Gunning for Gonzales: the Left will assail the attorney general-designate on detainee policy; he, and we, should stand firm
National Review, Dec 31, 2004 by Lee A. Casey, David B. Rivkin, Jr.
Few of the critics, however, have chosen to wade through the memo's 50 single-spaced pages of text, dozens of citations, and 26 footnotes to contest the substance of the OLC's work. Rather, the Left has expressed outrage that the opinion was requested at all--as if asking what conduct is legally punishable as "torture" constitutes an endorsement of its use. Of course, the most pernicious--and baseless--accusation is that this memorandum, along with Gonzales's earlier position on the application of the Geneva Conventions, led to the abuses at Abu Ghraib by creating a "permissive climate." Although this charge is rebutted by the final report of the Schlesinger Commission (established to conduct an independent review of the abuses at Abu Ghraib and alleged abuses elsewhere), it remains an article of faith among the administration's opponents.

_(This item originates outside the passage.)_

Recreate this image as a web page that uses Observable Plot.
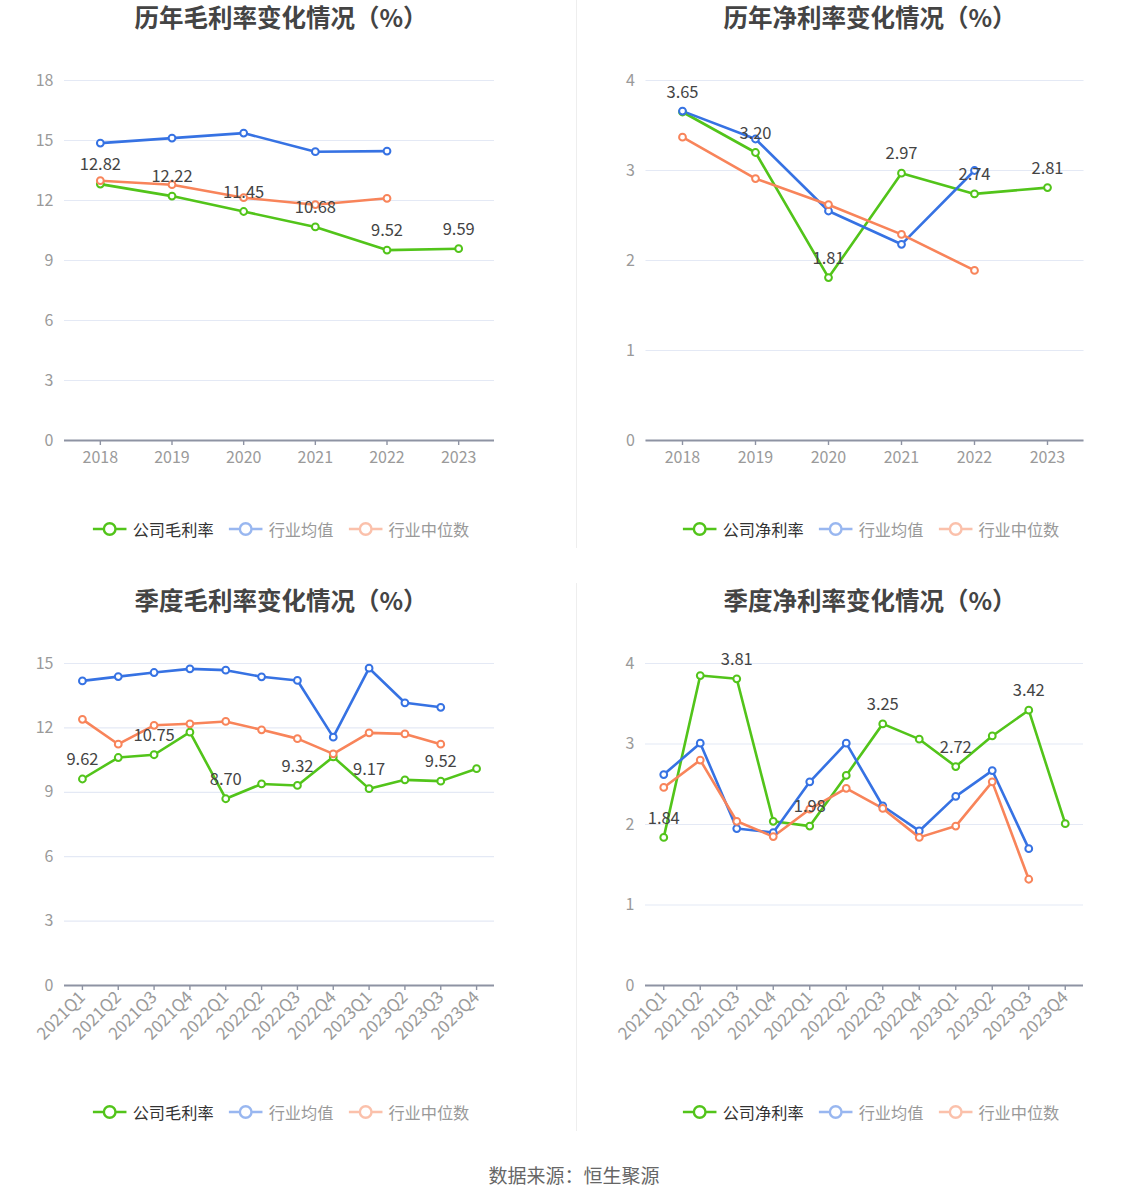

Some of this is clearly motivated by partisan politics, but there is much more than that at work here. The administration's most determined opponents object to the fact that the United States has refused to accept Protocol I when most other countries have accepted it, and that the American government maintains a definition of "torture" more restrictive than the norm propounded by international advocacy organizations such as the International Committee of the Red Cross, which effectively considers torture to be any coercive method of interrogation designed to break down the prisoner's resistance, regardless of physical or mental impact.
The reasons for this run right to the San Andreas fault of political philosophy. For the past 400 years or so, the global organizing principle has been one of consent. Nation-states, being equally sovereign and independent actors, can be bound to legal obligations only to the extent that they have consented to be so. The Bush administration has accordingly taken the position that the United States is not bound by new requirements for the treatment of unlawful combatants, such as those in Protocol I, because, as a sovereign and independent state, it has not agreed to be.
Its opponents, however, believe that these requirements are "universal" and applicable to all states whether or not they have assented to the treaties, or particular interpretations of treaties, that originally established the requirements. They posit this universalism as a new and better super-national organizing principle. Indeed, for decades, international activists and academics have argued that the traditional system of independent nation-states is inadequate to ensure global peace and justice. In the human-rights area, they claim states are no longer permitted to "opt out." This includes the United States on issues such as the death penalty, the use of military force without U.N. approval, and the treatment of detainees.
It is no coincidence that American democracy developed when contract theories of society and government were intellectually ascendant, or that American conservatives continue to cling to "the consent of the governed" as the source of political legitimacy. But it is not surprising that the Left's attachment to this fundamental principle-an attachment that has been waning since the mid-19th century at least-is now virtually exhausted. Popular sovereignty has a decidedly mixed record in producing "progressive" results, especially on questions of war, peace, and national security.